If the inside of the first house is anything like the outside of this one, we can see why the team fell in love and based their interior design on it!
“You have to keep up the illusion, people always prefer it to the reality.” – Jordan Forster
Jordan’s jaw-dropping Californian estate
Before I sign off, I have to mention Jordan’s (Maria Bello) billion-dollar house… if you can even call it a house being the size of a small, walled village.
With vastly open spaces, sky-high ceilings, and hundreds of millions of dollars worth of historical artifacts displayed in an exhibition style even the Louvre would be proud of, it’s undeniably less welcoming than Amy’s house though certainly no less impressive.
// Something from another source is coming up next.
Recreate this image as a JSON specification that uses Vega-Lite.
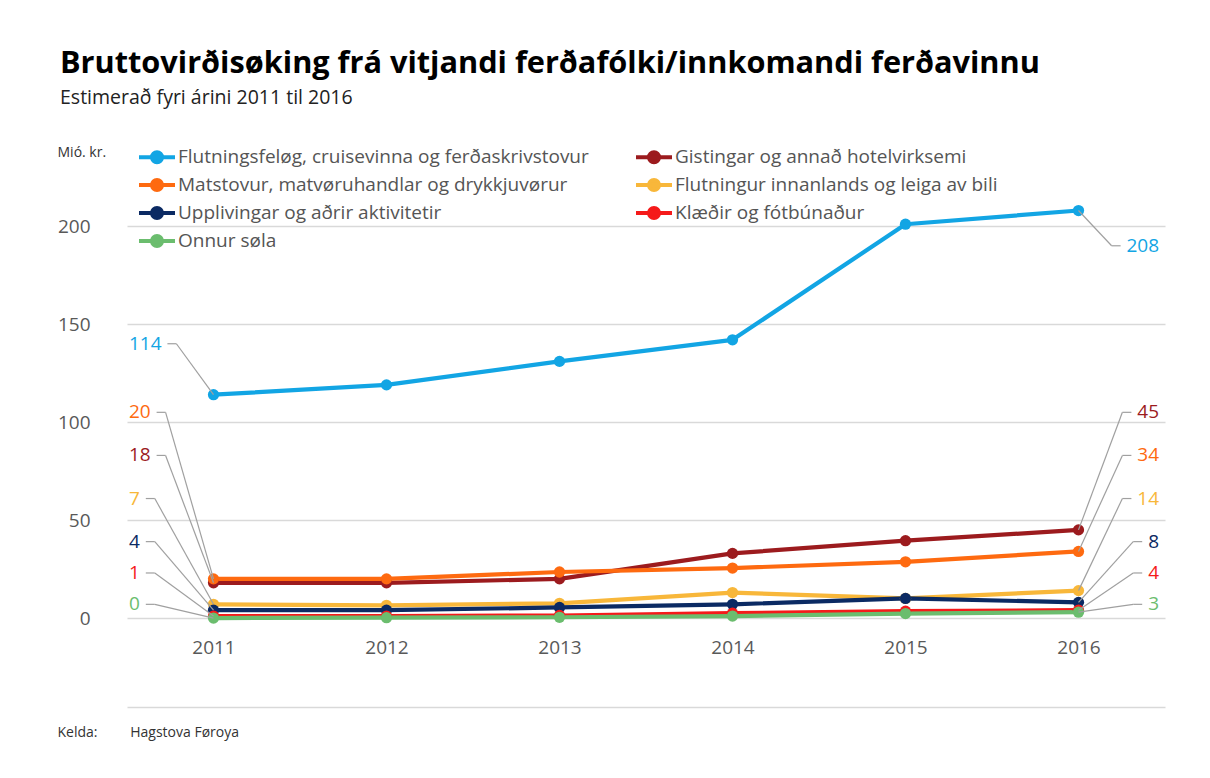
{
  "$schema": "https://vega.github.io/schema/vega-lite/v6.json",
  "autosize": "none",
  "width": 1038,
  "height": 520,
  "padding": {"left": 127, "top": 187, "right": 45, "bottom": 71},
  "background": "white",
  "config": {"view": {"stroke": null}, "font": "Open Sans"},
  "title": {
    "text": "Bruttovirðisøking frá vitjandi ferðafólki/innkomandi ferðavinnu",
    "subtitle": "Estimerað fyri árini 2011 til 2016",
    "anchor": "start",
    "frame": "group",
    "dx": -67,
    "offset": 34.5,
    "font": "Open Sans",
    "fontSize": 30.7,
    "fontWeight": "bold",
    "color": "#000000",
    "subtitleFont": "Open Sans",
    "subtitleFontSize": 19.5,
    "subtitleColor": "#222222",
    "subtitlePadding": 9
  },
  "data": {
    "values": [
      {"series": "Flutningsfeløg, cruisevinna og ferðaskrivstovur", "year": 2011, "value": 114},
      {"series": "Flutningsfeløg, cruisevinna og ferðaskrivstovur", "year": 2012, "value": 119},
      {"series": "Flutningsfeløg, cruisevinna og ferðaskrivstovur", "year": 2013, "value": 131},
      {"series": "Flutningsfeløg, cruisevinna og ferðaskrivstovur", "year": 2014, "value": 142},
      {"series": "Flutningsfeløg, cruisevinna og ferðaskrivstovur", "year": 2015, "value": 201},
      {"series": "Flutningsfeløg, cruisevinna og ferðaskrivstovur", "year": 2016, "value": 208},
      {"series": "Gistingar og annað hotelvirksemi", "year": 2011, "value": 18},
      {"series": "Gistingar og annað hotelvirksemi", "year": 2012, "value": 18},
      {"series": "Gistingar og annað hotelvirksemi", "year": 2013, "value": 20},
      {"series": "Gistingar og annað hotelvirksemi", "year": 2014, "value": 33},
      {"series": "Gistingar og annað hotelvirksemi", "year": 2015, "value": 39.5},
      {"series": "Gistingar og annað hotelvirksemi", "year": 2016, "value": 45},
      {"series": "Matstovur, matvøruhandlar og drykkjuvørur", "year": 2011, "value": 20},
      {"series": "Matstovur, matvøruhandlar og drykkjuvørur", "year": 2012, "value": 20},
      {"series": "Matstovur, matvøruhandlar og drykkjuvørur", "year": 2013, "value": 23.5},
      {"series": "Matstovur, matvøruhandlar og drykkjuvørur", "year": 2014, "value": 25.5},
      {"series": "Matstovur, matvøruhandlar og drykkjuvørur", "year": 2015, "value": 28.7},
      {"series": "Matstovur, matvøruhandlar og drykkjuvørur", "year": 2016, "value": 34},
      {"series": "Flutningur innanlands og leiga av bili", "year": 2011, "value": 7},
      {"series": "Flutningur innanlands og leiga av bili", "year": 2012, "value": 6.5},
      {"series": "Flutningur innanlands og leiga av bili", "year": 2013, "value": 7.5},
      {"series": "Flutningur innanlands og leiga av bili", "year": 2014, "value": 13},
      {"series": "Flutningur innanlands og leiga av bili", "year": 2015, "value": 10},
      {"series": "Flutningur innanlands og leiga av bili", "year": 2016, "value": 14},
      {"series": "Upplivingar og aðrir aktivitetir", "year": 2011, "value": 4},
      {"series": "Upplivingar og aðrir aktivitetir", "year": 2012, "value": 4},
      {"series": "Upplivingar og aðrir aktivitetir", "year": 2013, "value": 5.4},
      {"series": "Upplivingar og aðrir aktivitetir", "year": 2014, "value": 7},
      {"series": "Upplivingar og aðrir aktivitetir", "year": 2015, "value": 10},
      {"series": "Upplivingar og aðrir aktivitetir", "year": 2016, "value": 8},
      {"series": "Klæðir og fótbúnaður", "year": 2011, "value": 1},
      {"series": "Klæðir og fótbúnaður", "year": 2012, "value": 1},
      {"series": "Klæðir og fótbúnaður", "year": 2013, "value": 1.3},
      {"series": "Klæðir og fótbúnaður", "year": 2014, "value": 2.5},
      {"series": "Klæðir og fótbúnaður", "year": 2015, "value": 3.5},
      {"series": "Klæðir og fótbúnaður", "year": 2016, "value": 4},
      {"series": "Onnur søla", "year": 2011, "value": 0},
      {"series": "Onnur søla", "year": 2012, "value": 0.2},
      {"series": "Onnur søla", "year": 2013, "value": 0.4},
      {"series": "Onnur søla", "year": 2014, "value": 1},
      {"series": "Onnur søla", "year": 2015, "value": 2.3},
      {"series": "Onnur søla", "year": 2016, "value": 3}
    ]
  },
  "layer": [
    {
      "mark": {"type": "line", "strokeWidth": 4.2, "strokeCap": "round", "strokeJoin": "round"},
      "encoding": {
        "x": {
          "field": "year", "type": "quantitative",
          "scale": {"domain": [2010.5, 2016.5], "nice": false, "zero": false},
          "axis": {"values": [2011, 2012, 2013, 2014, 2015, 2016], "format": "d", "grid": false, "ticks": false, "domain": false,
                   "offset": -89,
                   "labelFont": "Open Sans", "labelFontSize": 19, "labelColor": "#595959", "labelPadding": 20,
                   "title": "Kelda:\u00a0\u00a0\u00a0\u00a0\u00a0\u00a0\u00a0\u00a0\u00a0Hagstova Føroya",
                   "titleX": -70, "titleY": 114, "titleAlign": "left", "titleBaseline": "middle", "titleAnchor": "start",
                   "titleFont": "Open Sans", "titleFontSize": 14, "titleFontWeight": "normal", "titleColor": "#333333"}
        },
        "y": {
          "field": "value", "type": "quantitative",
          "scale": {"domain": [-45.4, 220], "nice": false, "zero": false},
          "axis": {"values": [-45.4, 0, 50, 100, 150, 200], "labelExpr": "datum.value < 0 ? '' : datum.label",
                   "grid": true, "gridColor": "#d9d9d9", "gridWidth": 1.6, "domain": false, "ticks": false,
                   "labelFont": "Open Sans", "labelFontSize": 19, "labelColor": "#595959", "labelPadding": 37,
                   "title": "Mió. kr.", "titleAngle": 0, "titleX": -70, "titleY": -35, "titleAlign": "left", "titleBaseline": "middle",
                   "titleFont": "Open Sans", "titleFontSize": 14, "titleFontWeight": "normal", "titleColor": "#333333"}
        },
        "color": {
          "field": "series", "type": "nominal",
          "scale": {
            "domain": ["Flutningsfeløg, cruisevinna og ferðaskrivstovur", "Gistingar og annað hotelvirksemi", "Matstovur, matvøruhandlar og drykkjuvørur", "Flutningur innanlands og leiga av bili", "Upplivingar og aðrir aktivitetir", "Klæðir og fótbúnaður", "Onnur søla"],
            "range": ["#12a5e4", "#9c1b1e", "#fe6a10", "#f8b73a", "#0b2a63", "#f51a1a", "#6bbd6e"]
          },
          "legend": {
            "orient": "none", "legendX": 15.5, "legendY": -44.5, "columns": 2, "direction": "horizontal", "title": null,
            "labelFont": "Open Sans", "labelFontSize": 19, "labelColor": "#555555", "labelLimit": 1000, "labelOffset": 6.5,
            "symbolType": "M-1.44,0L1.44,0M-0.4,0A0.4,0.4,0,1,0,0.4,0A0.4,0.4,0,1,0,-0.4,0Z",
            "symbolSize": 625, "symbolStrokeWidth": 4, "rowPadding": 0, "columnPadding": 38, "padding": 0,
            "encode": {"symbols": {"update": {"fill": {"scale": "color", "field": "value"}, "stroke": {"scale": "color", "field": "value"}, "opacity": {"value": 1}}}}
          }
        }
      }
    },
    {
      "mark": {"type": "circle", "size": 127, "opacity": 1},
      "encoding": {
        "x": {"field": "year", "type": "quantitative"},
        "y": {"field": "value", "type": "quantitative"},
        "color": {"field": "series", "type": "nominal", "legend": null}
      }
    },
    {
      "transform": [
        {"filter": "datum.year == 2011 || datum.year == 2016"},
        {"window": [{"op": "row_number", "as": "rk"}], "groupby": ["year"], "sort": [{"field": "value", "order": "ascending"}]},
        {"calculate": "format(datum.value, '.0f')", "as": "label"},
        {"calculate": "length(datum.label)", "as": "len"},
        {"calculate": "datum.rk == 7 ? (datum.year == 2011 ? datum.value + 26 : datum.value - 18) : 7 + (datum.rk - 1) * 16 + max(0, datum.rk - 3) * 6", "as": "ly"},
        {"calculate": "datum.year == 2011 ? 2010.5 + 2 / 173 : 2016.5 - 6 / 173", "as": "tx"},
        {"calculate": "datum.year == 2011 ? datum.tx + (datum.len * 10.8 + 6) / 173 : datum.tx - (datum.len * 10.8 + 6) / 173", "as": "outer"},
        {"calculate": "datum.year == 2011 ? datum.outer + 9 / 173 : datum.outer - 9 / 173", "as": "inner"}
      ],
      "layer": [
        {
          "mark": {"type": "rule", "color": "#a0a0a0", "strokeWidth": 1.2},
          "encoding": {
            "x": {"field": "year", "type": "quantitative"},
            "y": {"field": "value", "type": "quantitative"},
            "x2": {"field": "inner"},
            "y2": {"field": "ly"}
          }
        },
        {
          "mark": {"type": "rule", "color": "#a0a0a0", "strokeWidth": 1.2},
          "encoding": {
            "x": {"field": "outer", "type": "quantitative"},
            "x2": {"field": "inner"},
            "y": {"field": "ly", "type": "quantitative"}
          }
        },
        {
          "transform": [{"filter": "datum.year == 2011"}],
          "mark": {"type": "text", "align": "left", "baseline": "middle", "font": "Open Sans", "fontSize": 19},
          "encoding": {
            "x": {"field": "tx", "type": "quantitative"},
            "y": {"field": "ly", "type": "quantitative"},
            "text": {"field": "label"},
            "color": {"field": "series", "type": "nominal", "legend": null}
          }
        },
        {
          "transform": [{"filter": "datum.year == 2016"}],
          "mark": {"type": "text", "align": "right", "baseline": "middle", "font": "Open Sans", "fontSize": 19},
          "encoding": {
            "x": {"field": "tx", "type": "quantitative"},
            "y": {"field": "ly", "type": "quantitative"},
            "text": {"field": "label"},
            "color": {"field": "series", "type": "nominal", "legend": null}
          }
        }
      ]
    }
  ]
}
Also unlike Amy’s, this house really does exist. According to robbreport.com, it was specifically chosen to intimidate and upstage both Amy and her more humble (but not really humble) abode.
This architectural masterpiece located in Simi Valley, California is called The House Of The Book. Built in 1973, the structure sits upon the campus grounds of the American Jewish University’s Brandeis-Bardin Institute.
Unsurprisingly, it’s the largest hall on the 2,700-acre campus and currently serves as a performance space as well as a sought-after filming location of course.
Eagle-eyed movie and television fans may even recognize it from past productions. House Of The Book is also featured in Star Trek VI: The Undiscovered Country.
It also acted as headquarters for none other than the Mighty Morphin Power Rangers back in the 1990s!